Facilities at the entry to our Nation cannot be built solely to process our peaceful neighbors. As history has vividly shown, those determined to kill within our borders seek to pass through our ports of entry. If the United States Government decides to maintain a port of entry at a particular location along its border, it will incur some minimum cost to enable the missions it sets out for those standing post at that port of entry.
This does not mean, of course, that gold-plated fixtures should adorn any new construction projects. Our review has convinced us that CBP has followed merit-based processes that avoid lavish spending on the new facilities. CBP construction planning officials consulted with senior field managers for facility requirements and the prioritization of construction among facilities.
CBP also consulted with architectural and engineering experts in developing prototype designs.
The costs of these facilities are significant, in part, because of changes to infrastructure (e.g., roadways) at the sites. The designs call for significant changes, but they are not lavish.
We note, however, that further cost reductions may be realized by a reconsideration of certain aspects of design prototypes as they apply to particular facility sites.
During the course of our review, we discovered that the Department has not issued sufficient guidance on a recognized principle known as “value engineering.” We recommend that the Department develop this guidance and that CBP apply “value engineering” practices in future planning and design of construction projects.
Some statutory restrictions have affected how CBP has approached its spending at the facilities. For example, the Recovery Act requires $420 million to be spent at CBP-owned land ports of entry. Many of the Nation’s port of entry facilities, however, are owned by the General Services Administration (GSA), not CBP. (Congress separately appropriated funds for use at the GSA facilities.) Therefore, CBP shifted its plans to match the spending to the facilities designated by Congress. This has resulted in more spending in the near term for northern border ports—as compared to southern border ports—than CBP had proposed in its prioritization plans prior to enactment of the Recovery Act. Another impact of the statute relates to procurement mechanisms. CBP decided to approach the procurement of construction contracts in ways that expedited construction in keeping with the stated Congressional goals contained in the Recovery Act. Those expedited procedures—although lawful—reduced the number of contractors that might otherwise have bid on the construction projects. We find no fault in this choice; the decision to pursue the procurements in this fashion more closely aligned with the stated directives of the Recovery Act than other options.

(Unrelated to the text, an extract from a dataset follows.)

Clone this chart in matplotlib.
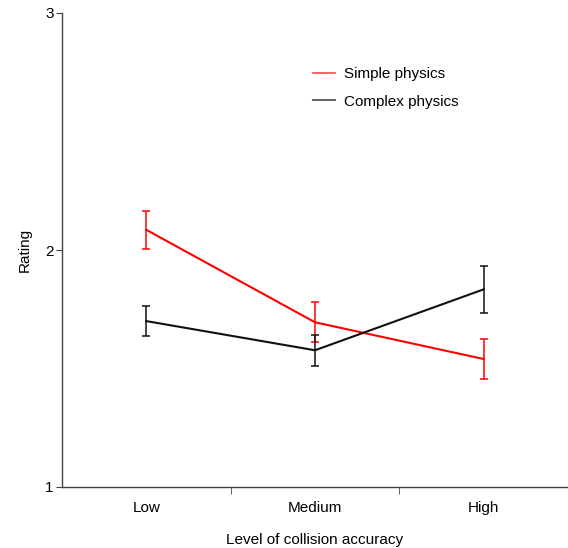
import matplotlib
matplotlib.use("Agg")
import matplotlib.pyplot as plt
from matplotlib.lines import Line2D
import numpy as np

plt.rcParams['font.family'] = ['Liberation Sans', 'DejaVu Sans']

levels = ["Low", "Medium", "High"]
simple_mean = [2.085, 1.695, 1.54]
simple_err = [0.08, 0.085, 0.085]
complex_mean = [1.70, 1.577, 1.834]
complex_err = [0.062, 0.065, 0.10]

fig = plt.figure(figsize=(5.68, 5.48), dpi=100)
ax = fig.add_axes([62/568, 1-487/548, 1-62/568, (487-13)/548])

x = np.arange(len(levels))
ax.errorbar(x, simple_mean, yerr=simple_err, color="#ff0000", lw=1.5,
            capsize=3, elinewidth=1.1, capthick=1.1, label="Simple physics")
ax.errorbar(x, complex_mean, yerr=complex_err, color="#111111", lw=1.5,
            capsize=3, elinewidth=1.1, capthick=1.1, label="Complex physics")

fs = 11
ax.set_xlim(-0.5, 2.5)
ax.set_ylim(1, 3)
ax.set_yticks([1, 2, 3])
ax.set_xticks(x)
ax.set_xticklabels(levels, fontsize=fs)
ax.set_xticks([0.5, 1.5], minor=True)
ax.tick_params(axis="x", which="major", length=0, pad=10)
ax.tick_params(axis="x", which="minor", length=5, direction="out", color="#444444")
ax.tick_params(axis="y", length=4, labelsize=fs, pad=2, color="#444444")

for s in ["top", "right"]:
    ax.spines[s].set_visible(False)
for s in ["left", "bottom"]:
    ax.spines[s].set_color("#444444")
    ax.spines[s].set_linewidth(1.0)

ax.set_ylabel("Rating", fontsize=fs, labelpad=10)
ax.set_xlabel("Level of collision accuracy", fontsize=fs, labelpad=13)

l = ["Simple physics", "Complex physics"]
handles = [Line2D([], [], color="#ff4444", lw=1.2), Line2D([], [], color="#666666", lw=1.5)]
ax.legend(handles, l, loc="upper left", bbox_to_anchor=(0.468, 0.915), frameon=False,
          fontsize=fs, handlelength=1.5, handletextpad=0.55, labelspacing=0.9)

fig.savefig("out.png", dpi=100)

We make two additional recommendations. The first relates to projections CBP initially made to Congress regarding the number of facilities that could be constructed with the $420 million appropriated. CBP is experiencing lower costs than initially projected. We therefore recommend that CBP continue to invest in additional port of entry facilities with the remaining Recovery Act funds.
Second, we recommend that the Department conduct periodic studies to determine whether any ports of entry should be closed. The Secretary of Homeland Security currently has authority to close permanently ports of entry. None have been closed for at least several decades. Although permanent closure of a port of entry involves a number of complex considerations, some of the facilities that currently exist are separated by only several miles and have low traffic volumes. We believe that further and periodic study is therefore warranted.
Based on our 30-day review, we believe that CBP acted prudently in response to the large appropriation specified for CBP-owned port of entry facilities.